2- Kur'an'ın getirdiği konu açısından açıklanmasına gelince: Kur'an'ın konusu; Allah Subhanehû ve Teala tarafından gönderilen bir elçi aracılığı ile tebliğ edilen Allah Subhanehû ve Teala’dan insanoğluna bir risalettir/mesajdır. Bu Kur'an içerisinde risaleti ilgilendiren her şey vardır. Bu hususları ana başlıkları ile şöylece özetlemek mümkündür:
a- Öğüt ve hatırlatma için; akaid, hükümler, müjde, korkutma ve kıssalar,
b- Kötülüklerden sakındırmak ve iyi amellere teşvik için; kıyamet sahneleri, cennet ve cehennem tasviri,
c- İdrak için akli meseleler,
d- İman ve amel için hissedilir hususlar ve aslı akla dayalı gaybi hususlar,
e- Ve bunların dışında insanoğlu için risaletin gerektirdiği her şey vardır.

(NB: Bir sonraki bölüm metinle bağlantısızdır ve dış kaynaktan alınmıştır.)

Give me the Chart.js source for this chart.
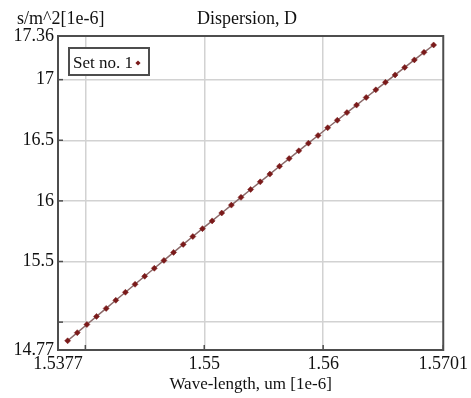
<!DOCTYPE html>
<html>
<head>
<meta charset="utf-8">
<script src="https://cdn.jsdelivr.net/npm/chart.js@4/dist/chart.umd.min.js"></script>
<style>
html,body{margin:0;padding:0;background:#fff;}
#wrap{position:relative;width:471px;height:398px;}
canvas{display:block;}
</style>
</head>
<body>
<div id="wrap"><canvas id="c" width="471" height="398"></canvas></div>
<script>
const chartTitle = "Dispersion, D";
const yUnitLabel = "s/m^2[1e-6]";
const xAxisTitle = "Wave-length, um [1e-6]";
const seriesName = "Set no. 1";

const wavelength = [1.53851,1.53932,1.54013,1.54094,1.54175,1.54256,1.54337,1.54418,1.54499,1.54580,
  1.54661,1.54742,1.54823,1.54904,1.54985,1.55066,1.55147,1.55228,1.55309,1.55390,
  1.55471,1.55552,1.55633,1.55714,1.55795,1.55876,1.55957,1.56038,1.56119,1.56200,
  1.56281,1.56362,1.56443,1.56524,1.56605,1.56686,1.56767,1.56848,1.56929];
const dispersion = [14.846,14.913,14.980,15.047,15.113,15.180,15.246,15.312,15.378,15.444,
  15.509,15.575,15.641,15.706,15.771,15.835,15.900,15.965,16.029,16.094,
  16.157,16.221,16.286,16.349,16.413,16.476,16.539,16.603,16.665,16.728,
  16.790,16.853,16.916,16.978,17.039,17.101,17.163,17.225,17.286];

const xTickValues = [1.5377, 1.54, 1.55, 1.56, 1.5701];
const xTickLabels = ["1.5377", "", "1.55", "1.56", "1.5701"];
const yTickValues = [14.77, 15, 15.5, 16, 16.5, 17, 17.36];
const yTickLabels = ["14.77", "", "15.5", "16", "16.5", "17", "17.36"];

const FONT = '"Liberation Serif", "Times New Roman", serif';
const TEXT = '#111';
const FRAME = '#4d4d4d';
const GRID = '#d2d2d2';
const MARK = '#7a1a1a';
const LINE = '#8c6a6a';

const extras = {
  id: 'extras',
  afterDraw(chart) {
    const ctx = chart.ctx, a = chart.chartArea;
    const xs = chart.scales.x, ys = chart.scales.y;
    ctx.save();
    // inner tick marks
    ctx.strokeStyle = FRAME; ctx.lineWidth = 1.5;
    xTickValues.forEach(v => {
      const px = xs.getPixelForValue(v);
      ctx.beginPath(); ctx.moveTo(px, a.bottom); ctx.lineTo(px, a.bottom - 5); ctx.stroke();
    });
    yTickValues.forEach(v => {
      const py = ys.getPixelForValue(v);
      ctx.beginPath(); ctx.moveTo(a.left, py); ctx.lineTo(a.left + 5, py); ctx.stroke();
    });
    // frame
    ctx.lineWidth = 2; ctx.strokeStyle = FRAME;
    ctx.strokeRect(a.left, a.top, a.right - a.left, a.bottom - a.top);
    // texts
    ctx.fillStyle = TEXT;
    ctx.textBaseline = 'alphabetic';
    ctx.font = '18px ' + FONT;
    ctx.textAlign = 'left';
    ctx.fillText(yUnitLabel, 17, 24);
    ctx.textAlign = 'center';
    ctx.fillText(chartTitle, 247, 24);
    ctx.font = '17px ' + FONT;
    ctx.fillText(xAxisTitle, (a.left + a.right) / 2, 389);
    // legend
    const lx = 69, ly = 48, lw = 80, lh = 27;
    ctx.fillStyle = '#fff';
    ctx.fillRect(lx, ly, lw, lh);
    ctx.strokeStyle = FRAME; ctx.lineWidth = 2;
    ctx.strokeRect(lx, ly, lw, lh);
    ctx.fillStyle = TEXT; ctx.textAlign = 'left';
    ctx.font = '17px ' + FONT;
    ctx.fillText(seriesName, lx + 4, ly + 20);
    ctx.fillStyle = MARK;
    ctx.beginPath();
    const mx = lx + 69, my = ly + 15, r = 2.6;
    ctx.moveTo(mx, my - r); ctx.lineTo(mx + r, my); ctx.lineTo(mx, my + r); ctx.lineTo(mx - r, my); ctx.closePath();
    ctx.fill();
    ctx.restore();
  }
};

new Chart(document.getElementById('c'), {
  type: 'line',
  data: {
    datasets: [{
      label: seriesName,
      data: wavelength.map((x, i) => ({x: x, y: dispersion[i]})),
      borderColor: LINE,
      borderWidth: 1.5,
      pointStyle: 'rectRot',
      pointRadius: 3,
      pointBackgroundColor: MARK,
      pointBorderColor: MARK,
      pointBorderWidth: 0.5,
      tension: 0,
      fill: false
    }]
  },
  options: {
    responsive: false,
    animation: false,
    devicePixelRatio: 1,
    layout: { padding: { top: 36, right: 23, left: 0, bottom: 0 } },
    plugins: { legend: { display: false }, tooltip: { enabled: false }, title: { display: false } },
    scales: {
      x: {
        type: 'linear',
        min: 1.5377, max: 1.5701,
        afterBuildTicks: s => { s.ticks = xTickValues.map(v => ({value: v})); },
        afterFit: s => { s.height = 48; },
        ticks: {
          autoSkip: false, maxRotation: 0, minRotation: 0, padding: 3,
          color: TEXT, font: { family: FONT, size: 18 },
          callback: (v, i) => xTickLabels[i]
        },
        grid: {
          drawTicks: false,
          color: ctx => (ctx.index === 0 || ctx.index === xTickValues.length - 1) ? 'rgba(0,0,0,0)' : GRID,
          lineWidth: 1.5
        },
        border: { display: false }
      },
      y: {
        type: 'linear',
        min: 14.77, max: 17.36,
        afterBuildTicks: s => { s.ticks = yTickValues.map(v => ({value: v})); },
        afterFit: s => { s.width = 58; },
        ticks: {
          autoSkip: false, padding: 4,
          color: TEXT, font: { family: FONT, size: 18 },
          callback: (v, i) => yTickLabels[i]
        },
        grid: {
          drawTicks: false,
          color: ctx => (ctx.index === 0 || ctx.index === yTickValues.length - 1) ? 'rgba(0,0,0,0)' : GRID,
          lineWidth: 1.5
        },
        border: { display: false }
      }
    }
  },
  plugins: [extras]
});
</script>
</body>
</html>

Resulün getirdiği metodun dışında dosdoğru bir şekilde bu hususları kavramak mümkün değildir Özellikle de Allahu Teâla Kur'an'ın insanlara açıklaması için Resule indirildiğini bildirmektedir:
وَأَنزَلْنَا إِلَيْكَ الذِّكْرَ لِتُبَيِّنَ لِلنَّاسِ مَا نُزِّلَ إِلَيْهِمْ "Sana da insanlara indirileni açıklayasın diye Zikri (Kur’an’ı) indirdik."[3]
Resulün metodu Sünnetidir. Yani Resulden söz, fiil ve takrirden sahih rivayetle gelen hususlardır. Bu nedenle hem Kur'an tefsirine başlamadan önce hem de tefsir esnasında mutlaka Resulün Sünnetini kavramak gereklidir. Zira Resulün Sünnetini kavramadan Kur'an'ın konusunu anlamak mümkün değildir.
Ancak bu kavrama, Sünnetin senedini kavramaktan daha çok Sünnetin metnini şuurlu/uyanık bir şekilde kavramayı gerektirmektedir. Yani bu kavrama Sünnetin lafızlarını ezberlemeyle sınırlı kalan bir kavrama değil, insanın davranışlarını yönlendiren mefhumlar olarak Sünnetin ifade ettiği fikirleri derinlemesine düşünme şeklinde olmalıdır. Diğer bir ifade ile çıkardığı Hadisin sıhhatine güvendiği sürece, Hadisin ravilerini ve senedini bilmeye veya lafızlarının ezberlenmesine önem vermemek müfessire herhangi bir zarar vermez. Müfessir için önemli olan Hadisin delâlet ettiği şeyleri kavramaktır. Çünkü tefsir, Sünnetin lafızları, senedi ve ravileri ile değil de Sünnetin delâlet ettikleri ile alakalıdır. Bu nedenle Kur'an’ı tefsir edebilmek için Sünnetin çok iyi bir şekilde anlaşılması lazımdır.